Elle a découvert le principe de la fission nucléaire en collaboration avec deux chimistes, Otto Hahn et Fritz Strassman, qui ont été récompensés du prix Nobel en 1944 pour ces recherches. Lise Meitner, qui était juive et avait dû fuir l'Allemagne nazie pour se réfugier en Suède, n'a même pas été citée comme co-auteure de la publication.

Des exemples remontant jusqu'au XIe siècle

Rosalind Franklin, chimiste d'origine britannique, a subi le même sort. Alors qu'elle avait joué un rôle crucial dans la découverte de la structure de l'ADN, elle est simplement apparue dans les remerciements lors de la publication des résultats de recherches. James Watson et Francis Crick, ses collaborateurs, ont obtenu le prix Nobel de médecine en 1962.

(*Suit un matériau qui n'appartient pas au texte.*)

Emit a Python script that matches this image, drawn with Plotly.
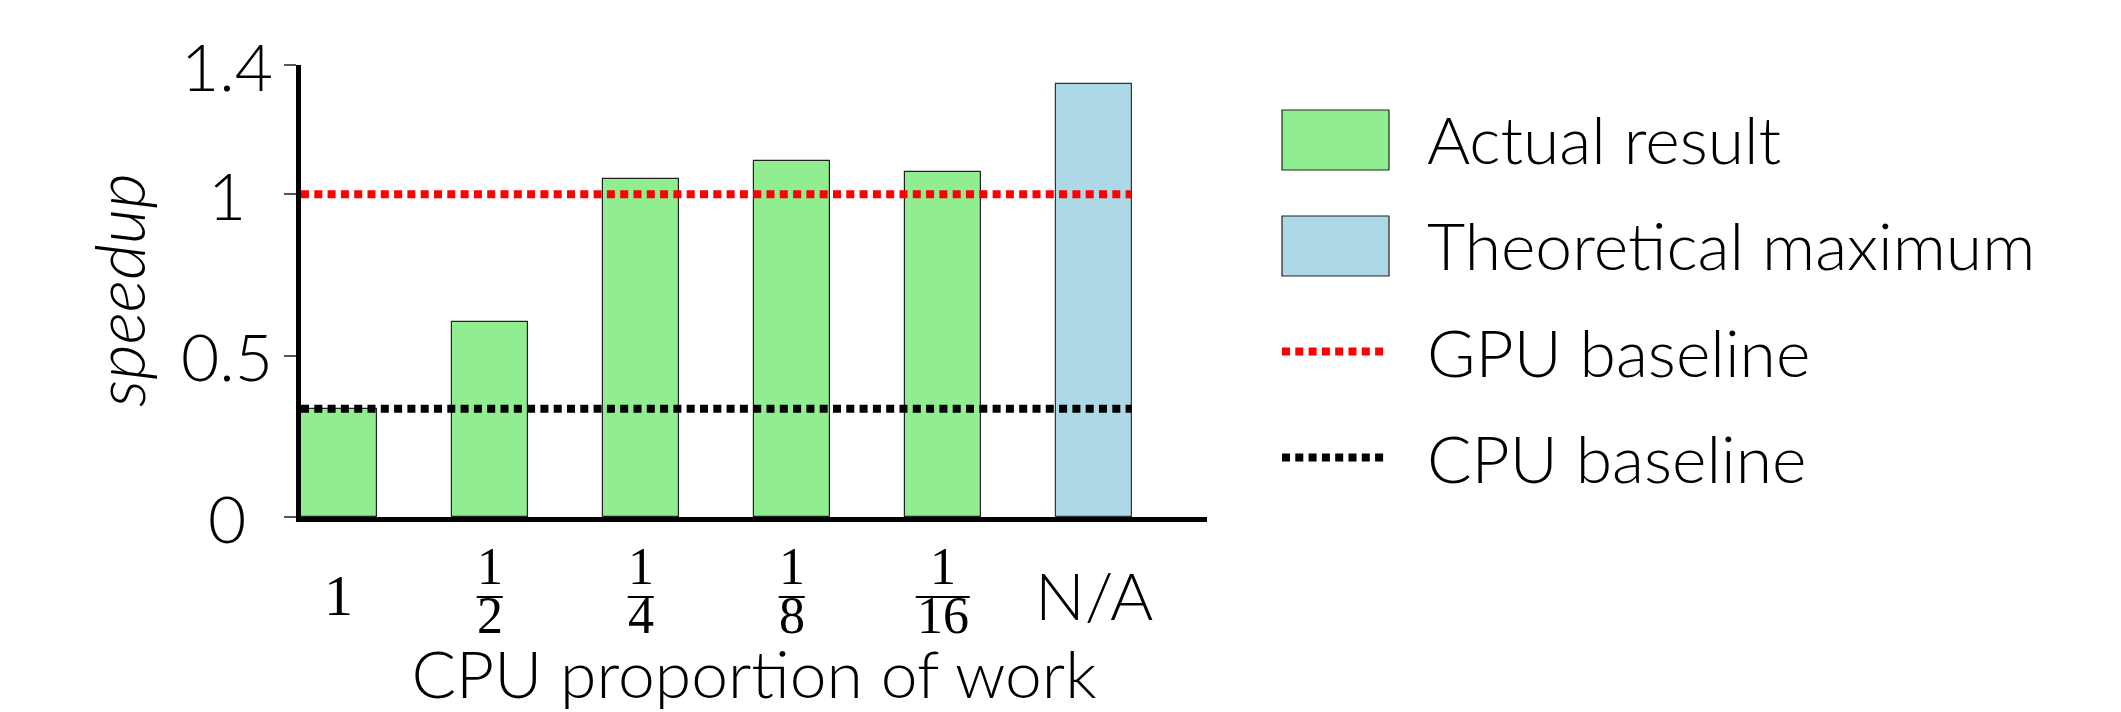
import plotly.graph_objects as go

# ---------------- data ----------------
categories = ["1", "1/2", "1/4", "1/8", "1/16", "N/A"]
actual_values = [0.333, 0.604, 1.046, 1.104, 1.070]
theoretical_values = [1.342]
gpu_baseline = 1.0
cpu_baseline = 0.335
y_tick_values = [0, 0.5, 1, 1.4]
y_tick_labels = ["0", "0.5", "1", "1.4"]
legend_labels = ["Actual result", "Theoretical maximum", "GPU baseline", "CPU baseline"]

# ---------------- layout helpers ----------------
W, H = 2121, 712
PL, PR, PT, PB = 301, 1207, 65, 517
BAR_W = 0.5
OFFSET = 0.25
UNIT_PX = (PR - PL) / len(categories)

def px_x(x):
    return (x - PL) / (PR - PL)

def px_y(y):
    return (PB - y) / (PB - PT)

SANS = "Lato"
SERIF = "Liberation Serif"
GREEN = "#90EE90"
BLUE = "#ADD8E6"
DASH = "8px,5.3px"
LW = 8
FS = 66

actual_x = [i + OFFSET for i in range(len(actual_values))]
theo_x = [len(actual_values) + i + OFFSET for i in range(len(theoretical_values))]
line_end = theo_x[-1] + BAR_W / 2

fig = go.Figure()
fig.add_trace(go.Bar(x=actual_x, y=actual_values, width=BAR_W, name=legend_labels[0],
                     marker=dict(color=GREEN, line=dict(color="#222", width=1.2))))
fig.add_trace(go.Bar(x=theo_x, y=theoretical_values, width=BAR_W, name=legend_labels[1],
                     marker=dict(color=BLUE, line=dict(color="#333", width=1.2))))
fig.add_trace(go.Scatter(x=[0, line_end], y=[gpu_baseline, gpu_baseline], mode="lines",
                         name=legend_labels[2], line=dict(color="red", width=LW, dash=DASH)))
fig.add_trace(go.Scatter(x=[0, line_end], y=[cpu_baseline, cpu_baseline], mode="lines",
                         name=legend_labels[3], line=dict(color="black", width=LW, dash=DASH)))

annotations = []
shapes = []

# x tick labels (fractions drawn as numerator / bar / denominator)
for i, lbl in enumerate(categories):
    xc = i + OFFSET
    parts = lbl.split("/")
    if len(parts) == 2 and all(p.isdigit() for p in parts):
        num, den = parts
        txt = (f"<span style='font-size:52px'>{num}</span><br>"
               f"<span style='font-size:52px'>{den}</span>")
        annotations.append(dict(x=xc, xref="x", y=px_y(591), yref="paper",
                                text=txt, showarrow=False,
                                xanchor="center", yanchor="middle",
                                font=dict(family=SERIF, size=38, color="black", weight=400)))
        half = (13 if len(den) == 1 else 27) / UNIT_PX
        shapes.append(dict(type="line", xref="x", yref="paper",
                           x0=xc - half, x1=xc + half, y0=px_y(597), y1=px_y(597),
                           line=dict(color="black", width=2)))
    elif lbl.isdigit():
        annotations.append(dict(x=xc, xref="x", y=px_y(595), yref="paper",
                                text=lbl, showarrow=False, xanchor="center", yanchor="middle",
                                font=dict(family=SERIF, size=58, color="black", weight=400)))
    else:
        annotations.append(dict(x=xc, xref="x", y=px_y(594), yref="paper",
                                text=lbl, showarrow=False, xanchor="center", yanchor="middle",
                                font=dict(family=SANS, size=FS, color="black", weight=300)))

# y tick labels (centred, as in the reference)
for v, t in zip(y_tick_values, y_tick_labels):
    annotations.append(dict(x=px_x(226.5), xref="paper", y=v, yref="y", text=t,
                            showarrow=False, xanchor="center", yanchor="middle",
                            font=dict(family=SANS, size=FS, color="black", weight=300)))

# y axis title
annotations.append(dict(x=px_x(118), xref="paper", y=px_y(290), yref="paper",
                        text="speedup", textangle=-90, showarrow=False,
                        xanchor="center", yanchor="middle",
                        font=dict(family=SANS, size=69, color="black", weight=300, style="italic")))

# manual legend
leg_rows = [138, 245, 351.5, 457.5]
SW_X0, SW_X1, LINE_X1, TXT_X = 1282, 1389, 1384, 1425
shapes.append(dict(type="rect", xref="paper", yref="paper",
                   x0=px_x(SW_X0), x1=px_x(SW_X1), y0=px_y(170), y1=px_y(110),
                   fillcolor=GREEN, line=dict(color="#222", width=1.2)))
shapes.append(dict(type="rect", xref="paper", yref="paper",
                   x0=px_x(SW_X0), x1=px_x(SW_X1), y0=px_y(276), y1=px_y(216),
                   fillcolor=BLUE, line=dict(color="#222", width=1.2)))
shapes.append(dict(type="line", xref="paper", yref="paper",
                   x0=px_x(SW_X0), x1=px_x(LINE_X1), y0=px_y(leg_rows[2]), y1=px_y(leg_rows[2]),
                   line=dict(color="red", width=LW, dash=DASH)))
shapes.append(dict(type="line", xref="paper", yref="paper",
                   x0=px_x(SW_X0), x1=px_x(LINE_X1), y0=px_y(leg_rows[3]), y1=px_y(leg_rows[3]),
                   line=dict(color="black", width=LW, dash=DASH)))
for lbl, yy in zip(legend_labels, leg_rows):
    annotations.append(dict(x=px_x(TXT_X), xref="paper", y=px_y(yy), yref="paper",
                            text=lbl, showarrow=False, xanchor="left", yanchor="middle",
                            font=dict(family=SANS, size=FS, color="black", weight=300)))

fig.update_layout(
    width=W, height=H,
    margin=dict(l=PL, r=W - PR, t=PT, b=H - PB, autoexpand=False),
    paper_bgcolor="white", plot_bgcolor="white",
    showlegend=False, bargap=0,
    font=dict(family=SANS, size=FS, color="black", weight=300),
    annotations=annotations, shapes=shapes,
)
fig.update_xaxes(range=[0, len(categories)], showline=True, linewidth=5, linecolor="black",
                 showgrid=False, zeroline=False, ticks="", showticklabels=False,
                 title=dict(text="CPU proportion of work", standoff=142,
                            font=dict(family=SANS, size=FS, weight=300)))
fig.update_yaxes(range=[0, 1.4], showline=True, linewidth=5, linecolor="black",
                 showgrid=False, zeroline=False, ticks="outside", ticklen=12, tickwidth=1.5,
                 tickcolor="#555", tickvals=y_tick_values, showticklabels=False)

fig.write_html("out.html", config={"displayModeBar": False},
               post_script="document.body.style.margin='0px';")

L'astrophysicienne Jocelyn Bell, de son côté, avait construit son propre radiotélescope qui lui a permis de découvrir en 1967 ce qui a par la suite été appelé «pulsars» (des astres très denses émettant un faisceau de rayonnement électromagnétique, ndlr). L'étude finale a pourtant été publiée sous le nom d'Antony Hewish, son directeur de thèse, prix Nobel de physique en 1974.

Il existe des exemples plus anciens encore, qui montrent que les femmes scientifiques ont toujours existé, même si elles étaient minoritaires par la force des choses. Au XVIIIe siècle, «Emilie du Châtelet traduisait les travaux de Newton, assure Aline Aubertin. Il y avait une compétition entre elle et Voltaire».

Un manque de modèles féminins

Avant cela, au XIe siècle, l'Italienne Trotula de Salerne, médecin et chirurgienne, écrivait «Le Soin des maladies des femmes». Devenu l'ouvrage de référence en matière de gynécologie au Moyen-âge, il a été traduit en plusieurs langues, mais attribué à un homme. A l'époque il était tout simplement impensable qu'une femme puisse exercer la fonction de médecin.

Contrairement à ce qu'on pourrait croire, l'effet Matilda subi par ces femmes scientifiques il y a des décennies voire des siècles a encore des conséquences à l'heure actuelle. En disparaissant de l'Histoire, Rosalind Franklin, Emilie du Châtelet et les autres ont aussi disparu des manuels scolaires.

Parce qu'elles ont été invisibilisées, les jeunes filles d'aujourd'hui manquent de modèles scientifiques auxquels s'identifier et subissent toujours les effets du stéréotype selon lequel les professions techniques et scientifiques sont davantage masculines que féminines.

Selon Catherine Ladousse, présidente de la commission «parité» du Haut conseil à l'égalité entre les femmes et les hommes (HCE), il s'agit d'un «cercle vicieux : moins les femmes scientifiques sont visibles, moins elles montrent à d'autres filles que c'est possible de les suivre».